[Exercise directions]: Without the images, write out the whole listing exactly.

[Recorded data]:
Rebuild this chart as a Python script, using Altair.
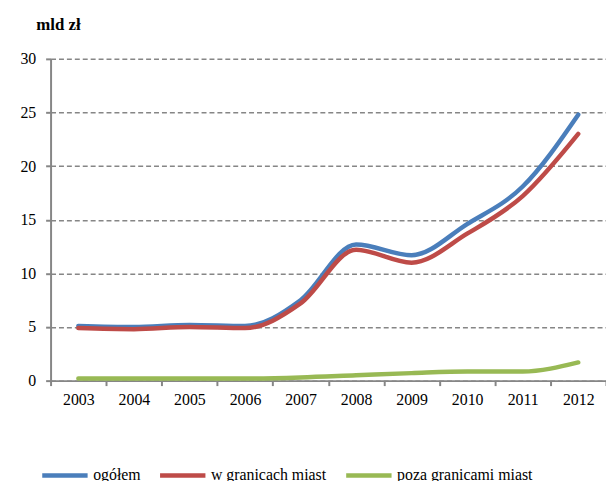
import altair as alt
import pandas as pd

years = ["2003", "2004", "2005", "2006", "2007", "2008", "2009", "2010", "2011", "2012"]
ogolem = [5.1, 5.0, 5.2, 5.1, 7.5, 12.7, 11.7, 14.6, 18.1, 24.8]
w_granicach = [4.9, 4.8, 5.0, 4.9, 7.2, 12.2, 11.0, 13.7, 17.2, 23.0]
poza = [0.2, 0.2, 0.2, 0.2, 0.3, 0.5, 0.7, 0.85, 0.85, 1.7]

series = ["ogółem", "w granicach miast", "poza granicami miast"]
colors = ["#4a7ebb", "#be4b48", "#98b954"]

rows = []
for name, vals in zip(series, [ogolem, w_granicach, poza]):
    for y, v in zip(years, vals):
        rows.append({"rok": y, "wartosc": v, "seria": name})
df = pd.DataFrame(rows)

font = "Liberation Serif"

chart = alt.Chart(df).mark_line(interpolate="monotone", strokeWidth=4.5, strokeCap="round").encode(
    x=alt.X("rok:O", bandPosition=0.5,
            scale=alt.Scale(type="band", paddingInner=0, paddingOuter=0),
            axis=alt.Axis(title=None, labelAngle=0, tickBand="extent", grid=False,
                          domainColor="#868686", domainWidth=2, tickColor="#868686",
                          tickWidth=2, tickSize=5, labelFont=font, labelFontSize=16,
                          labelColor="#000000", labelPadding=6)),
    y=alt.Y("wartosc:Q", scale=alt.Scale(domain=[0, 30]),
            axis=alt.Axis(values=[0, 5, 10, 15, 20, 25, 30], title="mld zł",
                          titleAngle=0, titleFont=font, titleFontSize=17, titleFontWeight="bold",
                          titleX=-15, titleY=-26, titleAlign="left", titleBaseline="bottom",
                          labelFont=font, labelFontSize=16, labelColor="#000000", labelPadding=10,
                          domainColor="#868686", domainWidth=2, tickColor="#868686",
                          tickWidth=2, tickSize=5,
                          gridColor="#868686", gridDash=[5, 3], gridWidth=1.5)),
    color=alt.Color("seria:N", sort=series,
                    scale=alt.Scale(domain=series, range=colors),
                    legend=alt.Legend(title=None, orient="none", direction="horizontal",
                                      legendX=-11, legendY=395,
                                      symbolType="stroke", symbolSize=2100, symbolStrokeWidth=4.5,
                                      labelFont=font, labelFontSize=16, labelColor="#000000",
                                      columnPadding=10, labelOffset=3)),
).properties(
    width=561, height=325,
    autosize=alt.AutoSizeParams(type="none"),
    padding={"left": 43, "top": 49, "right": 0, "bottom": 100},
).configure_view(stroke=None)

chart.save("out.html", embed_options={"renderer": "svg", "actions": False})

[Exercise solution]:
Rebuild this chart as a Python script, using Altair.
import altair as alt
import pandas as pd

years = ["2003", "2004", "2005", "2006", "2007", "2008", "2009", "2010", "2011", "2012"]
ogolem = [5.1, 5.0, 5.2, 5.1, 7.5, 12.7, 11.7, 14.6, 18.1, 24.8]
w_granicach = [4.9, 4.8, 5.0, 4.9, 7.2, 12.2, 11.0, 13.7, 17.2, 23.0]
poza = [0.2, 0.2, 0.2, 0.2, 0.3, 0.5, 0.7, 0.85, 0.85, 1.7]

series = ["ogółem", "w granicach miast", "poza granicami miast"]
colors = ["#4a7ebb", "#be4b48", "#98b954"]

rows = []
for name, vals in zip(series, [ogolem, w_granicach, poza]):
    for y, v in zip(years, vals):
        rows.append({"rok": y, "wartosc": v, "seria": name})
df = pd.DataFrame(rows)

font = "Liberation Serif"

chart = alt.Chart(df).mark_line(interpolate="monotone", strokeWidth=4.5, strokeCap="round").encode(
    x=alt.X("rok:O", bandPosition=0.5,
            scale=alt.Scale(type="band", paddingInner=0, paddingOuter=0),
            axis=alt.Axis(title=None, labelAngle=0, tickBand="extent", grid=False,
                          domainColor="#868686", domainWidth=2, tickColor="#868686",
                          tickWidth=2, tickSize=5, labelFont=font, labelFontSize=16,
                          labelColor="#000000", labelPadding=6)),
    y=alt.Y("wartosc:Q", scale=alt.Scale(domain=[0, 30]),
            axis=alt.Axis(values=[0, 5, 10, 15, 20, 25, 30], title="mld zł",
                          titleAngle=0, titleFont=font, titleFontSize=17, titleFontWeight="bold",
                          titleX=-15, titleY=-26, titleAlign="left", titleBaseline="bottom",
                          labelFont=font, labelFontSize=16, labelColor="#000000", labelPadding=10,
                          domainColor="#868686", domainWidth=2, tickColor="#868686",
                          tickWidth=2, tickSize=5,
                          gridColor="#868686", gridDash=[5, 3], gridWidth=1.5)),
    color=alt.Color("seria:N", sort=series,
                    scale=alt.Scale(domain=series, range=colors),
                    legend=alt.Legend(title=None, orient="none", direction="horizontal",
                                      legendX=-11, legendY=395,
                                      symbolType="stroke", symbolSize=2100, symbolStrokeWidth=4.5,
                                      labelFont=font, labelFontSize=16, labelColor="#000000",
                                      columnPadding=10, labelOffset=3)),
).properties(
    width=561, height=325,
    autosize=alt.AutoSizeParams(type="none"),
    padding={"left": 43, "top": 49, "right": 0, "bottom": 100},
).configure_view(stroke=None)

chart.save("out.html", embed_options={"renderer": "svg", "actions": False})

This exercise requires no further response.